Non-LTE atmosphere models of very luminous sources and their applicability to Little Red Dots, quasi-stars, and similar objects

TL;DR

This study uses non-LTE atmosphere models to simulate the spectra of luminous sources like Little Red Dots, finding they can reproduce many observed features but face challenges in matching all spectral characteristics.

Contribution

It applies CMFGEN atmosphere models to LRDs, exploring their spectral properties and limitations in explaining observed features.

Findings

Models produce broad hydrogen emission lines with electron scattering wings.

Spectral energy distribution differs from blackbody, with a blue optical spectrum.

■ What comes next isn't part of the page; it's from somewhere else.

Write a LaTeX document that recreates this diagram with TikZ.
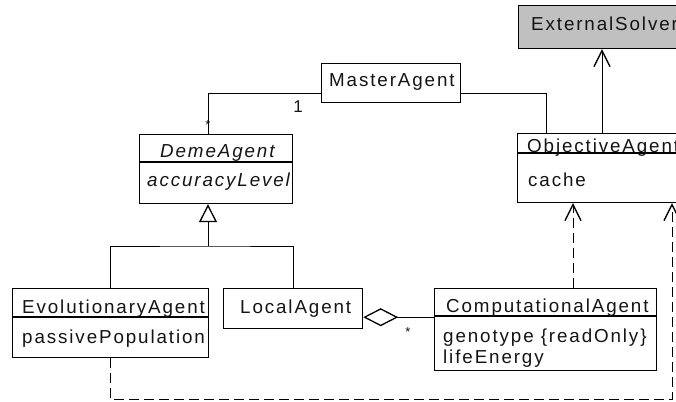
\documentclass[tikz,border=0pt]{standalone}
\usepackage{fontspec}
\setmainfont{Liberation Sans}[LetterSpace=10]
\usetikzlibrary{arrows.meta}
\definecolor{solvergray}{RGB}{192,192,192}
\definecolor{inkc}{RGB}{20,20,20}
\begin{document}
\begin{tikzpicture}[x=1pt,y=-1pt,
  box/.style={draw, line width=1.2pt, inner sep=0pt, anchor=north west},
  lbl/.style={anchor=base west, inner sep=0pt, text=inkc, font=\fontsize{18.8}{20}\selectfont},
  ilbl/.style={lbl, font=\fontsize{18.8}{20}\selectfont\itshape},
  mult/.style={anchor=base, inner sep=0pt, text=inkc, font=\fontsize{17}{18}\selectfont},
  ln/.style={line width=1pt},
  dsh/.style={line width=1pt, dash pattern=on 10pt off 5pt},
  vee/.style={-{Straight Barb[length=16pt,width=16pt,line width=1.3pt]}},
  gen/.style={-{Triangle[open,length=18pt,width=18pt,line width=1.3pt]}},
  agg/.style={{Diamond[open,length=35pt,width=18pt,line width=1.3pt]}-}
]
\useasboundingbox (0,0) rectangle (676,401);
\clip (0,0) rectangle (676,401);

% boxes
\node[box, fill=solvergray, minimum width=182pt, minimum height=43pt] (ext) at (518,5) {};
\node[box, minimum width=139pt, minimum height=39pt] (master) at (321,63) {};
\node[box, minimum width=153pt, minimum height=69pt] (deme) at (139,134) {};
\node[box, minimum width=183pt, minimum height=69pt] (obj) at (517,133) {};
\node[box, minimum width=196pt, minimum height=69pt] (evo) at (12,288) {};
\node[box, minimum width=139pt, minimum height=40pt] (local) at (223,288) {};
\node[box, minimum width=222pt, minimum height=82pt] (comp) at (434,288) {};

% dividers
\draw[line width=1.2pt] ([yshift=-28pt]deme.north west) -- ([yshift=-28pt]deme.north east);
\draw[line width=1.2pt] ([yshift=-20pt]obj.north west) -- ([yshift=-20pt]obj.north east);
\draw[line width=1.2pt] ([yshift=-29pt]evo.north west) -- ([yshift=-29pt]evo.north east);
\draw[line width=1.2pt] ([yshift=-28pt]comp.north west) -- ([yshift=-28pt]comp.north east);

% texts
\node[lbl] (tExt) at (531,31) {ExternalSolver};
\node[lbl] (tMaster) at (329,87) {MasterAgent};
\node[ilbl] (tDeme) at (160,157) {DemeAgent};
\node[ilbl] (tAcc) at (147,186) {accuracyLevel};
\node[lbl] (tObj) at (527,152) {ObjectiveAgent};
\node[lbl] (tCache) at (528,186) {cache};
\node[lbl] (tEvo) at (22,313) {EvolutionaryAgent};
\node[lbl] (tPass) at (22,343) {passivePopulation};
\node[lbl] (tLocal) at (240,313) {LocalAgent};
\node[lbl] (tComp) at (446,312) {ComputationalAgent};
\node[lbl] (tGeno) at (443,342) {genotype \{readOnly\}};
\node[lbl] (tLife) at (443,363) {lifeEnergy};

% multiplicities
\node[mult] (m1) at (298,113) {1};
\node[mult, font=\fontsize{13}{14}\selectfont] (mStarDeme) at (208,129) {*};
\node[mult, font=\fontsize{13}{14}\selectfont] (mStarComp) at (408,336) {*};

% associations
\draw[ln] ([yshift=10pt]master.south west) -| ([xshift=69pt]deme.north west);
\draw[ln] ([yshift=10pt]master.south east) -| ([xshift=29pt]obj.north west);
\draw[ln, vee] ([xshift=85pt]obj.north west) -- ([xshift=85pt]obj.north west |- ext.south);

% generalization
\coordinate (gj) at (208,246);
\draw[ln] ([xshift=98pt]evo.north west) |- (gj) -| ([xshift=70pt]local.north west);
\draw[ln, gen] (gj) -- ([xshift=69pt]deme.south west);

% aggregation
\draw[ln, agg] ([yshift=12pt]local.south east) -- ([yshift=12pt]local.south east -| comp.west);

% dependencies
\draw[dsh, vee] ([xshift=139pt]comp.north west) -- ([xshift=139pt]comp.north west |- obj.south);
\coordinate (dcorner) at (672,399);
\draw[dsh, vee] ([xshift=98pt]evo.south west) |- (dcorner) -- (dcorner |- obj.south);
\end{tikzpicture}
\end{document}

Models can reproduce LRD spectra with dust attenuation but struggle with Balmer break and emission lines.

Abstract

We investigate whether atmosphere models traditionally used for massive stars with strong winds can produce synthetic spectra morphologically similar to those of Little Red Dots (LRDs). We compute atmosphere models and synthetic spectra with the code CMFGEN. The models assume a thermalized radiation field at the inner boundary, parameterized by a temperature varying between 5000 and 12000~K. We adopt a typical luminosity of 1e10 Lsun. The models are spherical, assume an expanding atmosphere, and are computed under non-LTE conditions and for several metallicities. The spectral energy distribution (SED) is different from a blackbody, with a blue optical spectrum. Broad hydrogen emission lines are produced, their wings being formed by electron scattering. The SED near the Balmer and Paschen limit is rather continuous. A Balmer break is predicted for the coolest temperature models provided the wind density is reduced. The SED and Balmer decrement of most LRDs is reproduced by the models, provided they are dust-attenuated with Av~1.9-2.7. Assuming the absorbed luminosity is re-radiated in the infrared, the energy output at these wavelengths is consistent with observational constraints. The models predict FeII, oxygen and calcium lines. OI lines at 8446 A and 1.129 um are produced mostly by Lybeta fluorescence. The strength of emission lines from metals depends on input temperature, metallicity, and details of the radiative transfer models. CMFGEN atmosphere models predict a large number of spectral properties observed in many LRDs. They struggle to simultaneously produce a genuine Balmer break and strong emission lines. Whether they are more relevant or not to explain LRDs' spectra compared to alternative models is unclear, leaving open the question of the physical conditions in LRDs.